-- BEGIN Data segment --

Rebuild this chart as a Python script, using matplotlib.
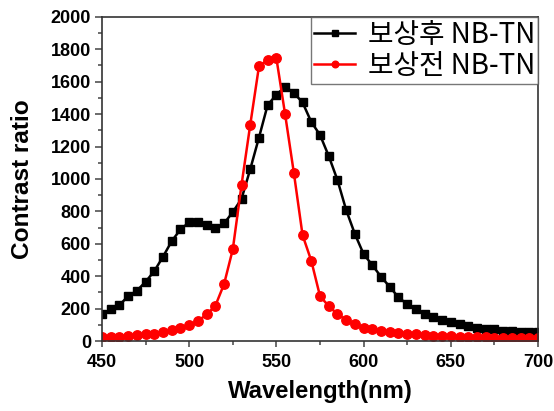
import numpy as np
import matplotlib
matplotlib.use("Agg")
import matplotlib.pyplot as plt
from matplotlib.ticker import MultipleLocator

wavelength = list(range(450, 705, 5))

after_comp = [165, 198, 222, 278, 311, 366, 432, 521, 617, 689,
              733, 737, 714, 696, 726, 796, 877, 1060, 1255, 1457,
              1519, 1570, 1531, 1472, 1352, 1272, 1142, 994, 809, 661,
              537, 469, 397, 335, 270, 228, 196, 167, 150, 130,
              115, 105, 93, 84, 74, 72, 64, 62, 56, 54, 54]

before_comp = [23, 27, 27, 29, 35, 41, 47, 56, 66, 80,
               99, 123, 165, 218, 352, 566, 963, 1334, 1694, 1735,
               1745, 1399, 1039, 654, 496, 278, 216, 167, 130, 103,
               84, 72, 62, 56, 49, 47, 41, 37, 33, 29,
               29, 27, 25, 24, 23, 22, 21, 20, 20, 19, 19]

labels = ["보상후 NB-TN", "보상전 NB-TN"]

fig = plt.figure(figsize=(5.54, 4.11), dpi=100)
ax = fig.add_axes([0.1841, 0.170, 0.7870, 0.789])

ax.plot(wavelength, after_comp, color="black", marker="s", markersize=6,
        linewidth=1.8, label=labels[0])
ax.plot(wavelength, before_comp, color="red", marker="o", markersize=6.8,
        linewidth=1.8, label=labels[1])

ax.set_xlim(450, 700)
ax.set_ylim(0, 2000)
ax.xaxis.set_major_locator(MultipleLocator(50))
ax.xaxis.set_minor_locator(MultipleLocator(25))
ax.yaxis.set_major_locator(MultipleLocator(200))
ax.yaxis.set_minor_locator(MultipleLocator(100))
ax.tick_params(which="both", direction="out", top=False, right=False, width=1.1,
               color="#444444")
ax.tick_params(axis="x", which="major", length=4, pad=5)
ax.tick_params(axis="y", which="major", length=5, pad=3)
ax.tick_params(which="minor", length=3)
for s in ax.spines.values():
    s.set_linewidth(1.2)
    s.set_color("#333333")

for lab in ax.get_xticklabels() + ax.get_yticklabels():
    lab.set_fontfamily("Liberation Sans")
    lab.set_fontweight("bold")
    lab.set_fontsize(13)

ax.set_xlabel("Wavelength(nm)", fontfamily="Liberation Sans", fontweight="bold",
              fontsize=17.2, labelpad=7)
ax.set_ylabel("Contrast ratio", fontfamily="Liberation Sans", fontweight="bold",
              fontsize=17.6, labelpad=12)

leg = ax.legend(loc="upper right", borderaxespad=0, fancybox=False,
                prop={"family": ["Noto Sans CJK KR", "DejaVu Sans"], "size": 20,
                      "weight": "light"},
                handlelength=1.5, handletextpad=0.45, borderpad=0.1,
                labelspacing=0.05, edgecolor="#555555", markerscale=0.7)
leg.get_frame().set_linewidth(1.0)

fig.savefig("out.png", dpi=100)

-- END Data segment --

### What needs to be done
Copy nothing but the lines from the top of the material through the line holding "29, 27, 25, 24, 23, 22, 21, 20, 20, 19, 19]", exactly as written; omit pictures.

### Solution
Rebuild this chart as a Python script, using matplotlib.
import numpy as np
import matplotlib
matplotlib.use("Agg")
import matplotlib.pyplot as plt
from matplotlib.ticker import MultipleLocator

wavelength = list(range(450, 705, 5))

after_comp = [165, 198, 222, 278, 311, 366, 432, 521, 617, 689,
              733, 737, 714, 696, 726, 796, 877, 1060, 1255, 1457,
              1519, 1570, 1531, 1472, 1352, 1272, 1142, 994, 809, 661,
              537, 469, 397, 335, 270, 228, 196, 167, 150, 130,
              115, 105, 93, 84, 74, 72, 64, 62, 56, 54, 54]

before_comp = [23, 27, 27, 29, 35, 41, 47, 56, 66, 80,
               99, 123, 165, 218, 352, 566, 963, 1334, 1694, 1735,
               1745, 1399, 1039, 654, 496, 278, 216, 167, 130, 103,
               84, 72, 62, 56, 49, 47, 41, 37, 33, 29,
               29, 27, 25, 24, 23, 22, 21, 20, 20, 19, 19]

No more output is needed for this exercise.